** begin Information provided **

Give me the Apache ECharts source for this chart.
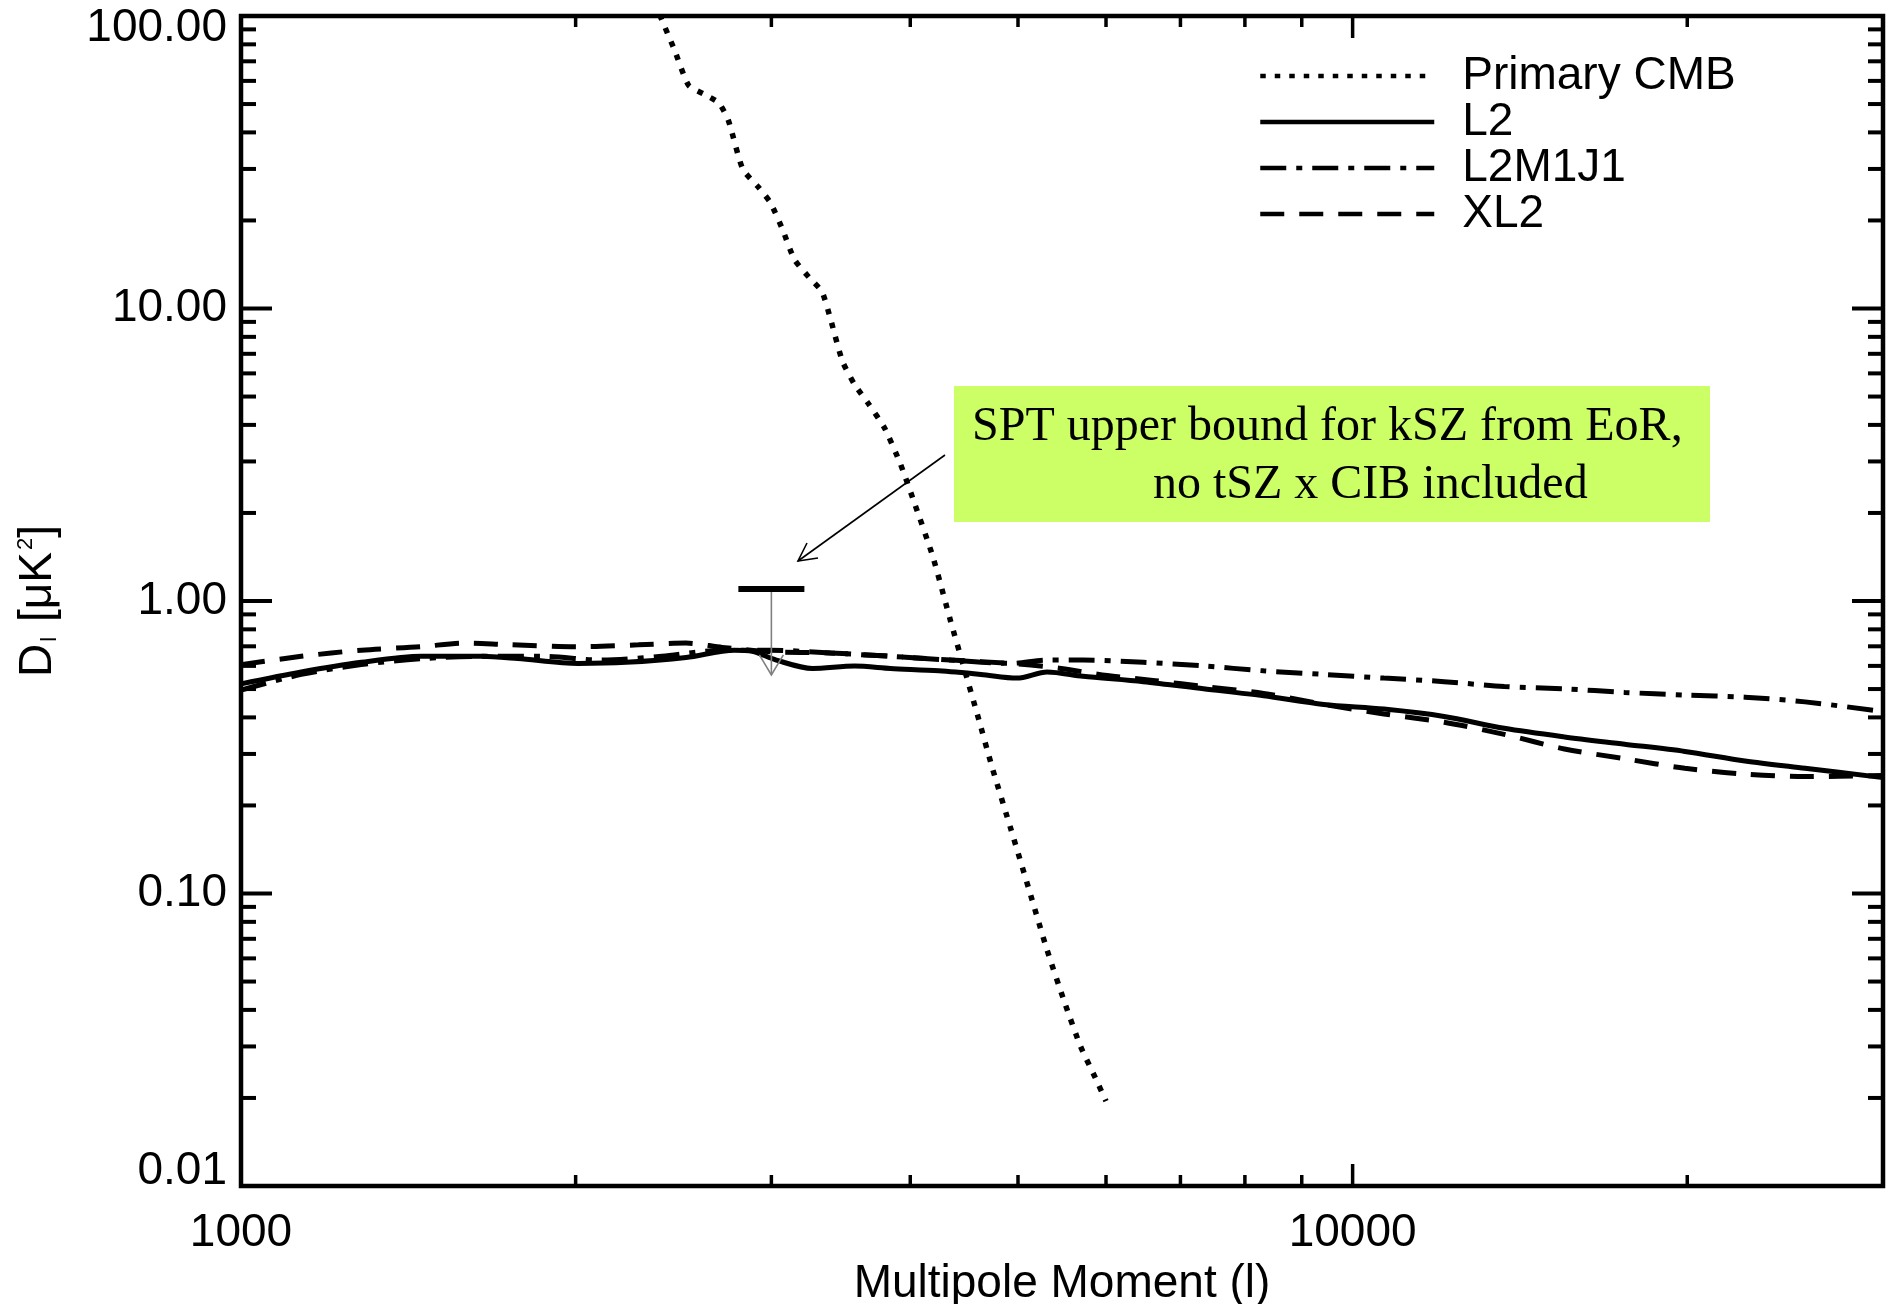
<!DOCTYPE html>
<html>
<head>
<meta charset="utf-8">
<script src="https://cdn.jsdelivr.net/npm/echarts@6/dist/echarts.min.js"></script>
<style>
  html, body { margin: 0; padding: 0; background: #ffffff; }
  #chart { width: 1887px; height: 1304px; }
</style>
</head>
<body>
<div id="chart"></div>
<script>
// Angular power spectrum components, D_l in uK^2 versus multipole l
const cmbEll = [2380, 2453, 2527, 2610, 2690, 2744, 2827, 2920, 2994, 3069, 3147, 3242, 3332, 3391, 3476, 3564, 3672, 3793, 3918, 4037, 4191, 4350, 4460, 4596, 4746, 4927, 5116, 5311, 5512, 5692, 5867, 6000];
const cmbD   = [101, 77, 58, 54, 50.5, 44, 30, 26, 23, 18.7, 14.7, 12.8, 11.4, 9.2, 6.6, 5.5, 4.7, 3.9, 2.95, 2.15, 1.42, 0.85, 0.61, 0.41, 0.265, 0.166, 0.103, 0.064, 0.042, 0.030, 0.0235, 0.0195];

const l2Ell = [1000, 1133, 1283, 1453, 1646, 1774, 2010, 2220, 2514, 2778, 2883, 3031, 3266, 3564, 3840, 4243, 4631, 4989, 5311, 5721, 6481, 7342, 8316, 9420, 10670, 12086, 13690, 15508, 17567, 19900, 22540, 25530, 30000];
const l2D   = [0.521, 0.572, 0.617, 0.647, 0.647, 0.636, 0.612, 0.617, 0.641, 0.679, 0.673, 0.628, 0.588, 0.599, 0.588, 0.577, 0.561, 0.545, 0.572, 0.553, 0.530, 0.501, 0.474, 0.443, 0.427, 0.403, 0.367, 0.343, 0.324, 0.306, 0.284, 0.268, 0.249];

const l2m1j1Ell = [1000, 1133, 1283, 1453, 1646, 1865, 2112, 2391, 2710, 2994, 3391, 3840, 4350, 4927, 5311, 5721, 6481, 7342, 8316, 9420, 10670, 12086, 13690, 15508, 17567, 19900, 22540, 25530, 30000];
const l2m1j1D   = [0.496, 0.561, 0.606, 0.635, 0.647, 0.647, 0.628, 0.647, 0.679, 0.679, 0.664, 0.647, 0.628, 0.612, 0.628, 0.628, 0.617, 0.600, 0.577, 0.561, 0.545, 0.530, 0.510, 0.501, 0.487, 0.477, 0.469, 0.452, 0.419];

const xl2Ell = [1000, 1133, 1283, 1453, 1586, 1733, 2010, 2277, 2514, 2710, 2994, 3391, 3840, 4350, 4927, 5444, 6015, 6645, 7342, 8316, 9420, 10670, 12086, 13690, 15508, 17567, 19900, 22540, 25530, 30000];
const xl2D   = [0.606, 0.647, 0.679, 0.698, 0.718, 0.710, 0.698, 0.708, 0.718, 0.694, 0.671, 0.664, 0.647, 0.628, 0.612, 0.589, 0.556, 0.534, 0.510, 0.483, 0.443, 0.411, 0.385, 0.350, 0.312, 0.289, 0.268, 0.256, 0.251, 0.253];

// SPT upper bound on kSZ from the epoch of reionization
const boundEll = [3000];
const boundD   = [1.1];

// Axis ticks and their labels
const xMajorTicks = [1000, 10000];
const xMinorTicks = [2000, 3000, 4000, 5000, 6000, 7000, 8000, 9000, 20000, 30000];
const xTickLabels = ['1000', '10000'];
const yMajorTicks = [0.01, 0.1, 1, 10, 100];
const yMinorTicks = [0.02, 0.03, 0.04, 0.05, 0.06, 0.07, 0.08, 0.09,
                     0.2, 0.3, 0.4, 0.5, 0.6, 0.7, 0.8, 0.9,
                     2, 3, 4, 5, 6, 7, 8, 9,
                     20, 30, 40, 50, 60, 70, 80, 90];
const yTickLabels = ['0.01', '0.10', '1.00', '10.00', '100.00'];

const seriesNames = ['Primary CMB', 'L2', 'L2M1J1', 'XL2'];

const SANS = '"Liberation Sans", Arial, Helvetica, sans-serif';
const SERIF = '"Liberation Serif", "Times New Roman", serif';

function pairs(xs, ys) { return xs.map((x, i) => [x, ys[i]]); }

function labelFor(values, labels, v) {
  for (let i = 0; i < values.length; i++) {
    if (Math.abs(Math.log10(v) - Math.log10(values[i])) < 1e-6) return labels[i];
  }
  return '';
}

const chart = echarts.init(document.getElementById('chart'), null, { renderer: 'canvas' });

const xTickData = xMajorTicks.map(v => [v, 1, 1]).concat(xMinorTicks.map(v => [v, 1, 0]));
const yTickData = yMajorTicks.map(v => [1000, v, 1]).concat(yMinorTicks.map(v => [1000, v, 0]));

const option = {
  animation: false,
  backgroundColor: '#ffffff',
  grid: {
    left: 241, right: 4, top: 16, bottom: 118,
    outerBoundsMode: 'none',
    containLabel: false,
    show: true, borderColor: '#000', borderWidth: 4.5, backgroundColor: 'transparent'
  },
  xAxis: {
    type: 'log', logBase: 10, min: 1000, max: 30000,
    axisLine: { show: false },
    axisTick: { show: false },
    minorTick: { show: false },
    splitLine: { show: false },
    axisLabel: {
      fontFamily: SANS, fontSize: 46, color: '#000', margin: 24,
      formatter: v => labelFor(xMajorTicks, xTickLabels, v)
    },
    name: 'Multipole Moment (l)',
    nameLocation: 'middle',
    nameGap: 71,
    nameTextStyle: { fontFamily: SANS, fontSize: 46, color: '#000' }
  },
  yAxis: {
    type: 'log', logBase: 10, min: 0.01, max: 100,
    axisLine: { show: false },
    axisTick: { show: false },
    minorTick: { show: false },
    splitLine: { show: false },
    axisLabel: {
      fontFamily: SANS, fontSize: 46, color: '#000', margin: 14,
      formatter: v => {
        const t = labelFor(yMajorTicks, yTickLabels, v);
        if (v > 50) return '{top|' + t + '}';
        if (v < 0.02) return '{bot|' + t + '}';
        return t;
      },
      rich: {
        top: { fontFamily: SANS, fontSize: 46, color: '#000', padding: [24, 0, 0, 0] },
        bot: { fontFamily: SANS, fontSize: 46, color: '#000', padding: [0, 0, 30, 0] }
      }
    },
    name: 'D{sub|l} [μK{sup|2}]',
    nameLocation: 'middle',
    nameRotate: 90,
    nameGap: 180,
    nameTextStyle: {
      fontFamily: SANS, fontSize: 46, color: '#000',
      rich: {
        sub: { fontFamily: SANS, fontSize: 22, color: '#000', verticalAlign: 'bottom', padding: [0, 2, 0, 2] },
        sup: { fontFamily: SANS, fontSize: 22, color: '#000', verticalAlign: 'top', padding: [0, 0, 0, 2] }
      }
    }
  },
  legend: {
    orient: 'vertical',
    left: 1258, top: 53,
    padding: 0,
    itemWidth: 174, itemHeight: 20, itemGap: 0,
    data: seriesNames,
    textStyle: { fontFamily: SANS, fontSize: 46, color: '#000', lineHeight: 46, padding: [0, 0, 0, 23] },
    lineStyle: { width: 4.5 },
    itemStyle: { opacity: 0 }
  },
  graphic: [
    {
      type: 'rect', z: 50,
      shape: { x: 954, y: 386, width: 756, height: 136 },
      style: { fill: '#CCFF66' }
    },
    {
      type: 'text', z: 51, x: 972, y: 427,
      style: { text: 'SPT upper bound for kSZ from EoR,', font: '48px ' + SERIF, fill: '#000', verticalAlign: 'middle', align: 'left' }
    },
    {
      type: 'text', z: 51, x: 1153, y: 485,
      style: { text: 'no tSZ x CIB included', font: '48px ' + SERIF, fill: '#000', verticalAlign: 'middle', align: 'left' }
    },
    {
      type: 'line', z: 51,
      shape: { x1: 945, y1: 455, x2: 798, y2: 561 },
      style: { stroke: '#000', lineWidth: 1.6 }
    },
    {
      type: 'polyline', z: 51,
      shape: { points: [[818, 558], [798, 561], [807, 543]] },
      style: { stroke: '#000', lineWidth: 1.6, fill: null }
    }
  ],
  series: [
    {
      name: 'Primary CMB', type: 'line', data: pairs(cmbEll, cmbD),
      symbol: 'none', smooth: 0.2, z: 3,
      lineStyle: { color: '#000', width: 5.5, type: [5.5, 9], cap: 'butt' }
    },
    {
      name: 'L2', type: 'line', data: pairs(l2Ell, l2D),
      symbol: 'none', smooth: 0.3, z: 4,
      lineStyle: { color: '#000', width: 5, type: 'solid' }
    },
    {
      name: 'L2M1J1', type: 'line', data: pairs(l2m1j1Ell, l2m1j1D),
      symbol: 'none', smooth: 0.3, z: 3,
      lineStyle: { color: '#000', width: 5, type: [26, 10, 6, 10] }
    },
    {
      name: 'XL2', type: 'line', data: pairs(xl2Ell, xl2D),
      symbol: 'none', smooth: 0.3, z: 3,
      lineStyle: { color: '#000', width: 5, type: [24, 15] }
    },
    {
      // upper bound: horizontal bar with a downward arrow
      name: 'SPT bound', type: 'custom', z: 6,
      data: pairs(boundEll, boundD),
      renderItem: (params, api) => {
        const p = api.coord([api.value(0), api.value(1)]);
        const arrowLen = 86;
        return {
          type: 'group',
          children: [
            { type: 'line', shape: { x1: p[0], y1: p[1] + 3, x2: p[0], y2: p[1] + arrowLen },
              style: { stroke: '#808080', lineWidth: 1.6 } },
            { type: 'polyline', shape: { points: [[p[0] - 12, p[1] + arrowLen - 20], [p[0], p[1] + arrowLen], [p[0] + 12, p[1] + arrowLen - 20]] },
              style: { stroke: '#808080', lineWidth: 1.6, fill: null } },
            { type: 'rect', shape: { x: p[0] - 33, y: p[1] - 3, width: 66, height: 6 },
              style: { fill: '#000' } }
          ]
        };
      }
    },
    {
      // ticks along the bottom and top edges
      name: 'xticks', type: 'custom', z: 8, silent: true,
      data: xTickData,
      renderItem: (params, api) => {
        const cs = params.coordSys;
        const px = api.coord([api.value(0), 1])[0];
        const len = api.value(2) ? 22 : 11;
        const st = { stroke: '#000', lineWidth: 3.5 };
        return {
          type: 'group',
          children: [
            { type: 'line', shape: { x1: px, y1: cs.y + cs.height, x2: px, y2: cs.y + cs.height - len }, style: st },
            { type: 'line', shape: { x1: px, y1: cs.y, x2: px, y2: cs.y + len }, style: st }
          ]
        };
      }
    },
    {
      // ticks along the left and right edges
      name: 'yticks', type: 'custom', z: 8, silent: true,
      data: yTickData,
      renderItem: (params, api) => {
        const cs = params.coordSys;
        const py = api.coord([1000, api.value(1)])[1];
        const len = api.value(2) ? 31 : 15;
        const st = { stroke: '#000', lineWidth: 4 };
        return {
          type: 'group',
          children: [
            { type: 'line', shape: { x1: cs.x, y1: py, x2: cs.x + len, y2: py }, style: st },
            { type: 'line', shape: { x1: cs.x + cs.width, y1: py, x2: cs.x + cs.width - len, y2: py }, style: st }
          ]
        };
      }
    }
  ]
};

chart.setOption(option);
</script>
</body>
</html>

** end Information provided **

Exercise details :: Omitting all pictures, restate exactly the lines of the material from its start through the line that contains "0.030, 0.0235, 0.0195];".

Answer for the task ::
Give me the Apache ECharts source for this chart.
<!DOCTYPE html>
<html>
<head>
<meta charset="utf-8">
<script src="https://cdn.jsdelivr.net/npm/echarts@6/dist/echarts.min.js"></script>
<style>
  html, body { margin: 0; padding: 0; background: #ffffff; }
  #chart { width: 1887px; height: 1304px; }
</style>
</head>
<body>
<div id="chart"></div>
<script>
// Angular power spectrum components, D_l in uK^2 versus multipole l
const cmbEll = [2380, 2453, 2527, 2610, 2690, 2744, 2827, 2920, 2994, 3069, 3147, 3242, 3332, 3391, 3476, 3564, 3672, 3793, 3918, 4037, 4191, 4350, 4460, 4596, 4746, 4927, 5116, 5311, 5512, 5692, 5867, 6000];
const cmbD   = [101, 77, 58, 54, 50.5, 44, 30, 26, 23, 18.7, 14.7, 12.8, 11.4, 9.2, 6.6, 5.5, 4.7, 3.9, 2.95, 2.15, 1.42, 0.85, 0.61, 0.41, 0.265, 0.166, 0.103, 0.064, 0.042, 0.030, 0.0235, 0.0195];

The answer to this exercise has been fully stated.